I am shocked that U.S.News & World Report of all magazines would make such a blanket statement on the cover. There is a very sizeable chunk of Americans who want less government and who want to solve their own problems. Such a statement on the cover continues to show that U.S. News is drifting left from the center and a well balanced format. Such a bold statement is demeaning to many and shows a liberal political bias of who proposed, wrote and approved.

John R. Carpenter

La Mesa , Calif.  

It is not for nothing that we have the proverb: The seven most feared words in the English language are, "I'm from the government and I'm here to help." One small example will suffice: Our government-mandated creation of an ethanol-for-fuel industry has consumed billions in federal subsidies and has done little or nothing to hold down the price of fuel. It remains an open debate whether it creates more usable BTUs of energy than are consumed in it production, or whether it leaves a positive or negative carbon footprint. It has created several other problems as well—food inflation, severe disruption of our livestock production industries, and criticism from a good bit of the rest of the world for making it harder for the poor to afford the most basic foodstuffs. Our politicians' economic ignorance and lack of respect for the law of unintended consequences is simply breathtaking. We should remember this as we have our nation debates concerning even more meaningful issues such as government-run healthcare systems, carbon taxes, or cap-and-trade energy regulations.

Dennis R. Schminke

Austin , Minn.  

I don't know anybody who wants Uncle Sam to solve their problems. And I know many Americans, right, left, in the middle, and all colors. No hand-outs, just quit making it worse by doing the wrong thing, for the wrong reasons, and for the wrong people.

Phillip J. Roche


I don't want Uncle Sam to solve my problems (only the über-wealthy campaign donors get that). I just wish Uncle Sam could just not cause my problems, i.e., war, environmental concerns, gas prices, food, security, a sorry education system, worse foreign relations, rotting infrastructures...oh, yes, and a ruinous national debt.

Beth Prather

Robert Lee, Texas  

I am not looking for the government to solve my problems. I am looking for our elected representatives to solve the government problems. If they can't, we will hopefully find some who can.

Pete Fenger

Hamburg , N . Y .  

Two important points: First, and this is unfortunately harsh, a society that lives by the subsidized program will eventually die by the subsidized program. There is not a bottomless money well. As we are seeing today, some federal and state programs are either being cut back or eliminated. To me and many other Americans, there is nothing worse that being dependent on the government.

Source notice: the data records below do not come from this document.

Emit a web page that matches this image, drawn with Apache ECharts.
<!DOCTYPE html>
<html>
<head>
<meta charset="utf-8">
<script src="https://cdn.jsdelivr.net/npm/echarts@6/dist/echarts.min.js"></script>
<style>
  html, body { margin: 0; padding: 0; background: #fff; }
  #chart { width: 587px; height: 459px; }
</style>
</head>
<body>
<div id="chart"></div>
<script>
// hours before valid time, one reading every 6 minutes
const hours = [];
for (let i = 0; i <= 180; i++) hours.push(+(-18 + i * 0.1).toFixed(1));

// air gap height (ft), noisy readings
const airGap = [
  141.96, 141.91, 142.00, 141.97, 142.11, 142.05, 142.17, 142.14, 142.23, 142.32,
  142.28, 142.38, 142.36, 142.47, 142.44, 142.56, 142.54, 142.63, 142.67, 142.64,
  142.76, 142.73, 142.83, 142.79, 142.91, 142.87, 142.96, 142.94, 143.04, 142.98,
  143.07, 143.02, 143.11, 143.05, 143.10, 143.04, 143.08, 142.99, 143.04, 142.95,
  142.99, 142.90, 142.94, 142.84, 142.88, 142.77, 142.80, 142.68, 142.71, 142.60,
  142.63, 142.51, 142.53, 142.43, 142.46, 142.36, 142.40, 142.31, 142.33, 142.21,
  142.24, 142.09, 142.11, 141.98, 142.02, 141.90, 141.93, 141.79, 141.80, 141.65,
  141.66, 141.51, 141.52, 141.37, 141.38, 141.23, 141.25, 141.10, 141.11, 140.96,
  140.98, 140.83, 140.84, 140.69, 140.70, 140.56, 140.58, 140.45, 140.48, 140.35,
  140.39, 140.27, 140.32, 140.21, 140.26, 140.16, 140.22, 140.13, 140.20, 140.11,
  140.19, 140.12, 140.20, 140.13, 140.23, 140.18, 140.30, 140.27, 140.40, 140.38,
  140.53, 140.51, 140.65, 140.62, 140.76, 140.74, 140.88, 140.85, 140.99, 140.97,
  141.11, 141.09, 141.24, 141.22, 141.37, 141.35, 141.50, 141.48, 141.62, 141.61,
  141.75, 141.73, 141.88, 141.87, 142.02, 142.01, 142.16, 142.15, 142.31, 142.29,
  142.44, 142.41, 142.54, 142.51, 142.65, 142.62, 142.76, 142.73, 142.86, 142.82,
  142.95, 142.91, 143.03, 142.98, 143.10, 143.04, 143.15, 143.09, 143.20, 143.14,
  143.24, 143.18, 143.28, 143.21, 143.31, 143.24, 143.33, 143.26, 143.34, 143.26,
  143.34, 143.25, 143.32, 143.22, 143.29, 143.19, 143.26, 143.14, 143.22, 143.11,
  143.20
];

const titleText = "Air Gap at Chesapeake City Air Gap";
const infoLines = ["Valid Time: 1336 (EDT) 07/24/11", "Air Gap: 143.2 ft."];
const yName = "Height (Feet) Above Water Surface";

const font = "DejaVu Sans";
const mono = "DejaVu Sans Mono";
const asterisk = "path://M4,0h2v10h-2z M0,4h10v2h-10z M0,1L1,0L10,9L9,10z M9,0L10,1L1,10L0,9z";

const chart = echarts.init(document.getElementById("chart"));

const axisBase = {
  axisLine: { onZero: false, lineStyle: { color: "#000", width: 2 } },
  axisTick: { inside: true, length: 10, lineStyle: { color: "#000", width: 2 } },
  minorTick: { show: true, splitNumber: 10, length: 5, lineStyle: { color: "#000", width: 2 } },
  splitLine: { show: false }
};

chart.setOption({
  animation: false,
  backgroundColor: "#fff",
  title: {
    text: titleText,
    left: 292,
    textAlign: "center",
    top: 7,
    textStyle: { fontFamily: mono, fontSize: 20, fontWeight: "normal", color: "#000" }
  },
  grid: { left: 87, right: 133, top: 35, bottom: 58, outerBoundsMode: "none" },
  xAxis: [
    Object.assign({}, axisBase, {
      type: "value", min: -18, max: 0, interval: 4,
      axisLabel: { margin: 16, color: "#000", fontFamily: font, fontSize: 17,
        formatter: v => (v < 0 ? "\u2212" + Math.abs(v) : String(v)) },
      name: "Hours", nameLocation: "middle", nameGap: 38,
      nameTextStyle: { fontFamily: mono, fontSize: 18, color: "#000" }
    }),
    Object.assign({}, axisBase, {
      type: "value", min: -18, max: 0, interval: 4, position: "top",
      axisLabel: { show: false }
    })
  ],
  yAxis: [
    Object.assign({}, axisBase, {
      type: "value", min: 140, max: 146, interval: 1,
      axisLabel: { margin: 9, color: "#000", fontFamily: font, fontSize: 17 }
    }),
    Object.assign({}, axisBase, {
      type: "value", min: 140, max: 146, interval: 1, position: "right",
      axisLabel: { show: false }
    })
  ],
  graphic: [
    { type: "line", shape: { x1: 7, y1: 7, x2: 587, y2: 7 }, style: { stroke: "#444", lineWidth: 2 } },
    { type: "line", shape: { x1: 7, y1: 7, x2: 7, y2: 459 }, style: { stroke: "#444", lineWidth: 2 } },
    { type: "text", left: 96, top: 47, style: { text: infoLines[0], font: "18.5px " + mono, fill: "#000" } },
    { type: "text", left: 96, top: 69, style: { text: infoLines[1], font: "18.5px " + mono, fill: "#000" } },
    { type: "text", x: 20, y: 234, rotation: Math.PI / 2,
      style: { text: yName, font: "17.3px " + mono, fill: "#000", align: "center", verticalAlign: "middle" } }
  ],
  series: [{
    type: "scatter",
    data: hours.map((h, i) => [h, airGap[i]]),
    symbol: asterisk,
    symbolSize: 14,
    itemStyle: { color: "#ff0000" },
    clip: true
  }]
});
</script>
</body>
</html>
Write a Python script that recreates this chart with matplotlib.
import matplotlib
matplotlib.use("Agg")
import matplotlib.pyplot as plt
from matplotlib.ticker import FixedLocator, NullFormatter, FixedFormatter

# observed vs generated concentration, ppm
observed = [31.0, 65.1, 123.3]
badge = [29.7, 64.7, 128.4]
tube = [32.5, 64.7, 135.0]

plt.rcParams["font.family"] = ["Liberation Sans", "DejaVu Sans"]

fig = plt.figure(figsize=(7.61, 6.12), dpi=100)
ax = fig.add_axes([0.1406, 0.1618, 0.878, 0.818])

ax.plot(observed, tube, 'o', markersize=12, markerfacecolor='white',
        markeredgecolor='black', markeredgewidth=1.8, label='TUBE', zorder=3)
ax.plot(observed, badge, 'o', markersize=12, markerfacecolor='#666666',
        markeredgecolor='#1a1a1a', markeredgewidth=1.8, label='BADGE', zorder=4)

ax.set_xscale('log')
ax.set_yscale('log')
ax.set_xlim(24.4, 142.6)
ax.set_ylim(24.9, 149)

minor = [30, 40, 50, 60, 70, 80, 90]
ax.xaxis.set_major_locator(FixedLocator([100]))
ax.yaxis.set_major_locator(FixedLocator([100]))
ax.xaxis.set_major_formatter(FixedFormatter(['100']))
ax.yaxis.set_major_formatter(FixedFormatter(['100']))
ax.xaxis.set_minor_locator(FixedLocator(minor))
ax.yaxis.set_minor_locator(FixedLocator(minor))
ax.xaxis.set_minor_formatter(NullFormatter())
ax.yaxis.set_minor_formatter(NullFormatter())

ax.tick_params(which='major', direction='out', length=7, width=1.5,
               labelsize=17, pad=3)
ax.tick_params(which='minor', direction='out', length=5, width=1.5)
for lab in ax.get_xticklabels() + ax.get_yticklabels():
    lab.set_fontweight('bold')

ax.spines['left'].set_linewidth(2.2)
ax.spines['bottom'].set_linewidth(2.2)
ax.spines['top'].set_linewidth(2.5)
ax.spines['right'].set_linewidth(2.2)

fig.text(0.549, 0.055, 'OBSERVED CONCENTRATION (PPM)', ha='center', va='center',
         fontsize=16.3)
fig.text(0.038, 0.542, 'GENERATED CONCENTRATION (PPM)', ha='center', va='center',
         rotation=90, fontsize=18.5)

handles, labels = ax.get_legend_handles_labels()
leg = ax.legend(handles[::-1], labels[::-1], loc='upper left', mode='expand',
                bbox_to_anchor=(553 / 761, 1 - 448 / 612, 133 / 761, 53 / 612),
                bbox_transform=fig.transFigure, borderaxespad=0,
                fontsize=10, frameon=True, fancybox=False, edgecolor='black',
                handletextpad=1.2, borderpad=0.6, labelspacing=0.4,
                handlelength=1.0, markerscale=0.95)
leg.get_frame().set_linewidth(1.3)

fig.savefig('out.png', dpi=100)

Second, and more important, entitlement programs have robbed many of us of initiative to work industriously and to take risks. These were qualities that contributed to the United States' greatness and strength. I pray that these qualities can be regained, but I fear that federal and state legislatures will continue taking us on the path to economic destruction.

Robert Haggett

Biddeford , Maine  

As the Founding Fathers knew, government is one of the most lethal, inept, corrupt, and oppressive organisations ever created by man. Uncle Sam can never resolve the problems of individual Americans—that can be done only by themselves. That is the history of the United States.

Robert Stewart

Flatts, Bermuda  

The last thing this country needs is "bigger" government. We have more government than we need, thank you. As you article alludes to, it's not "big government" that is needed, but "big solutions" and the best solutions have always started in this country with individuals and the private sector. Many have made their own bed and now need to figure out their own escape plan, not look to Uncle Sam. Please don't paint us all with the same broad brush strokes. After all, individuality and the independence to make, and rectify, our own mistakes is as American as it gets.